Ia menekankan pentingnya upaya peningkatan kerja sama multilateral dalam transparansi dan pertukaran informasi perpajakan untuk mendukung pemulihan yang adil dan inklusif. Upaya tersebut sejalan dengan semangat yang diusung dalam Presidensi G20 Indonesia, “Recover Together, Recover Stronger”. Pandemi Covid-19 telah berdampak signifikan terhadap perekonomian yang menyebabkan peningkatan anggaran belanja negara, sementara pendapatan mengalami kontraksi. Untuk itu dukungan transparansi perpajakan sangat dibutuhkan dalam proses pemulihan ekonomi.
“Transparansi perpajakan akan membantu memastikan ketahanan mobilisasi pendapatan domestik selama periode pemulihan ini, terutama ketika kita menghadapi banyak aktivitas ilegal karena harga komoditas yang tinggi secara global,” imbuhnya.
Serangkaian pertemuan tingkat menteri menjadi agenda pembuka menjelang pertemuan puncak Presidensi G20 di tahun 2022 yang diselenggarakan di Indonesia sebagai tuan rumah. Sri Mulyani menyebutkan enam agenda prioritas yang diangkat dalam finance track Presidensi G20.
Pertama, exit strategy untuk mendukung pemulihan.
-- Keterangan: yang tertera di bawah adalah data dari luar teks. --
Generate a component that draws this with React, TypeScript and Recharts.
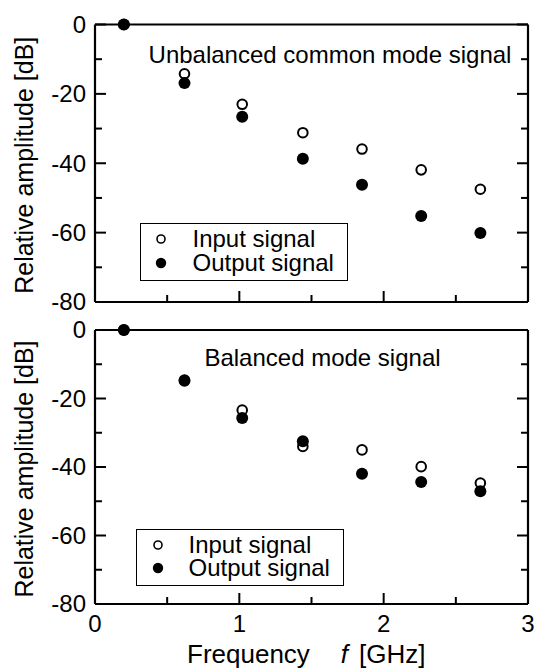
import React from 'react'
import { ScatterChart, Scatter, XAxis, YAxis, Legend, Label } from 'recharts'

const FONT = '"Liberation Sans", Arial, Helvetica, sans-serif'
const W = 534

// frequency of each harmonic [GHz]
const freqs = [0.2, 0.62, 1.02, 1.44, 1.85, 2.26, 2.67]
// unbalanced common mode signal [dB]
const unbalIn = [0, -14.2, -23, -31.2, -35.9, -41.9, -47.5]
const unbalOut = [0, -16.9, -26.6, -38.7, -46.2, -55.2, -60.1]
// balanced mode signal [dB]
const balIn = [0, -14.6, -23.4, -34, -35, -39.9, -44.7]
const balOut = [0, -14.8, -25.7, -32.5, -42, -44.4, -47.1]

const xTicks = [0, 0.5, 1, 1.5, 2, 2.5, 3]
const yTicks = [-80, -70, -60, -50, -40, -30, -20, -10, 0]
const seriesNames = ['Input signal', 'Output signal']

const toPoints = (ys: number[]) => freqs.map((f, i) => ({ f, db: ys[i] }))

const axisStyle = { stroke: '#000', strokeWidth: 2.2 }

const OpenDot = (p: any) => (
  <circle cx={p.cx} cy={p.cy} r={4.8} fill="#fff" stroke="#000" strokeWidth={2} />
)
const FilledDot = (p: any) => <circle cx={p.cx} cy={p.cy} r={6} fill="#000" />

type Side = 'top' | 'bottom' | 'left' | 'right'

// inward ticks, labels outside the frame
function frameTick(side: Side, withLabel: boolean) {
  return (props: any) => {
    const { x, y, payload } = props
    const v = payload.value
    const horiz = side === 'top' || side === 'bottom'
    const major = horiz ? Number.isInteger(v) : v % 20 === 0
    const len = major ? 11 : 7
    const d = { top: [0, len], bottom: [0, -len], left: [len, 0], right: [-len, 0] }[side]
    return (
      <g>
        <line x1={x} y1={y} x2={x + d[0]} y2={y + d[1]} stroke="#000" strokeWidth={2} />
        {withLabel && major && (side === 'left' ? (
          <text x={x - 9} y={y} dy="0.35em" textAnchor="end" fontSize={24} fontFamily={FONT} fill="#000">
            {v}
          </text>
        ) : (
          <text x={x} y={y + 20} dy="0.35em" textAnchor="middle" fontSize={24} fontFamily={FONT} fill="#000">
            {v}
          </text>
        ))}
      </g>
    )
  }
}

const YTitle = (props: any) => {
  const { y, height } = props.viewBox
  return (
    <text
      transform={`translate(24, ${y + height / 2 + 2}) rotate(-90)`}
      dy="0.35em"
      textAnchor="middle"
      fontSize={25}
      fontFamily={FONT}
      fill="#000"
    >
      Relative amplitude [dB]
    </text>
  )
}

const FreqTitle = (props: any) => {
  const { x, y } = props.viewBox
  return (
    <text x={x + 92} y={y + 59} fontSize={26} fontFamily={FONT} fill="#000">
      <tspan>Frequency</tspan>
      <tspan dx={31} fontStyle="italic">f</tspan>
      <tspan dx={11}>[GHz]</tspan>
    </text>
  )
}

function LegendBox({ width, height, rows, markX }: { width: number; height: number; rows: number[]; markX: number }) {
  return (
    <div
      style={{
        position: 'relative',
        width,
        height,
        boxSizing: 'border-box',
        border: '1.6px solid #000',
        background: '#fff',
        fontFamily: FONT,
        fontSize: 24,
        color: '#000',
      }}
    >
      {seriesNames.map((name, i) => (
        <div key={name} style={{ position: 'absolute', left: 0, top: rows[i] - 11, height: 22, lineHeight: '22px', whiteSpace: 'nowrap' }}>
          <svg width={14} height={14} style={{ position: 'absolute', left: markX - 7, top: 4 }}>
            {i === 0 ? (
              <circle cx={7} cy={7} r={4} fill="#fff" stroke="#000" strokeWidth={1.6} />
            ) : (
              <circle cx={7} cy={7} r={5.2} fill="#000" />
            )}
          </svg>
          <span style={{ position: 'absolute', left: 52 }}>{name}</span>
        </div>
      ))}
    </div>
  )
}

interface PanelProps {
  top: number
  height: number
  margin: { top: number; right: number; bottom: number; left: number }
  title: string
  titleX: number
  titleY: number
  legend: { left: number; top: number; width: number; height: number; rows: number[]; markX: number }
  input: number[]
  output: number[]
  showX: boolean
}

function Panel({ top, height, margin, title, titleX, titleY, legend, input, output, showX }: PanelProps) {
  return (
    <div style={{ position: 'absolute', left: 0, top, width: W, height }}>
      <ScatterChart width={W} height={height} margin={margin}>
        <XAxis
          xAxisId="b"
          type="number"
          dataKey="f"
          domain={[0, 3]}
          ticks={xTicks}
          interval={0}
          orientation="bottom"
          height={1}
          tickSize={0}
          tickMargin={0}
          axisLine={axisStyle}
          tickLine={false}
          tick={frameTick('bottom', showX)}
        >
          {showX && <Label content={FreqTitle} />}
        </XAxis>
        <XAxis
          xAxisId="t"
          type="number"
          domain={[0, 3]}
          allowDataOverflow
          ticks={xTicks}
          interval={0}
          orientation="top"
          height={1}
          tickSize={0}
          tickMargin={0}
          axisLine={axisStyle}
          tickLine={false}
          tick={frameTick('top', false)}
        />
        <YAxis
          yAxisId="l"
          type="number"
          dataKey="db"
          domain={[-80, 0]}
          ticks={yTicks}
          interval={0}
          width={95}
          tickSize={0}
          tickMargin={0}
          axisLine={axisStyle}
          tickLine={false}
          tick={frameTick('left', true)}
        >
          <Label content={YTitle} />
        </YAxis>
        <YAxis
          yAxisId="r"
          type="number"
          orientation="right"
          domain={[-80, 0]}
          allowDataOverflow
          ticks={yTicks}
          interval={0}
          width={1}
          tickSize={0}
          tickMargin={0}
          axisLine={axisStyle}
          tickLine={false}
          tick={frameTick('right', false)}
        />
        <Legend
          layout="vertical"
          align="center"
          verticalAlign="middle"
          wrapperStyle={{ left: legend.left, top: legend.top, width: legend.width, height: legend.height }}
          content={() => (
            <LegendBox width={legend.width} height={legend.height} rows={legend.rows} markX={legend.markX} />
          )}
        />
        <Scatter
          name={seriesNames[0]}
          xAxisId="b"
          yAxisId="l"
          data={toPoints(input)}
          shape={OpenDot}
          isAnimationActive={false}
        />
        <Scatter
          name={seriesNames[1]}
          xAxisId="b"
          yAxisId="l"
          data={toPoints(output)}
          shape={FilledDot}
          isAnimationActive={false}
        />
      </ScatterChart>
      <div
        style={{
          position: 'absolute',
          left: titleX,
          top: titleY - 13,
          transform: 'translateX(-50%)',
          fontFamily: FONT,
          fontSize: 24,
          lineHeight: '26px',
          whiteSpace: 'nowrap',
          color: '#000',
        }}
      >
        {title}
      </div>
    </div>
  )
}

export default function App() {
  return (
    <div style={{ position: 'absolute', left: 0, top: 0, width: W, height: 670, background: '#fff' }}>
      <Panel
        top={0}
        height={316}
        margin={{ top: 23.5, right: 5, bottom: 13, left: 0 }}
        title="Unbalanced common mode signal"
        titleX={330}
        titleY={55}
        legend={{ left: 139.5, top: 223, width: 208, height: 58, rows: [15, 39], markX: 20 }}
        input={unbalIn}
        output={unbalOut}
        showX={false}
      />
      <Panel
        top={316}
        height={354}
        margin={{ top: 13, right: 5, bottom: 65, left: 0 }}
        title="Balanced mode signal"
        titleX={322.5}
        titleY={42}
        legend={{ left: 135.5, top: 213, width: 208, height: 57, rows: [15, 38], markX: 21.5 }}
        input={balIn}
        output={balOut}
        showX={true}
      />
    </div>
  )
}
Sri Mulyani melihat semua negara melakukan kebijakan yang luar biasa untuk menyelamatkan perekonomian, menyelamatkan masyarakat dari pandemi, dan melakukan countercyclical baik pada fiskal, moneter, dan regulasi keuangan. Langkah penyelamatan ekonomi itu selanjutnya harus diikuti dengan upaya merancang exit policy yang aman, lancar, dan adil untuk pemulihan ekonomi global.
Kedua, mengatasi dampak pandemi untuk mengamankan pertumbuhan di masa depan. Agenda ini akan membahas lebih lanjut mengenai dampak Covid-19 yang memengaruhi sektor riil termasuk tenaga kerja dan juga sisi keuangan untuk pulih bersama dan menjadi kuat.
Ketiga, sistem pembayaran di era digital yang dikelola Bank Indonesia. Keempat, keuangan berkelanjutan yang berfokus pada tujuan keberlanjutan dan pembiayaan perubahan iklim yang kredibel dan menciptakan keadilan bagi semua negara. Kelima, inklusi keuangan terutama yang terkait dengan peran teknologi digital dan peluang untuk meningkatkan akses bagi UMKM dalam hal pembiayaan dan pemasaran. Keenam, perpajakan internasional.
“Agenda prioritas finance track yang terakhir adalah perpajakan internasional. Kita akan membahas paket pajak internasional dan menciptakan kepastian rezim pajak, transparansi, dan pembangunan,” jelas Sri Mulyani.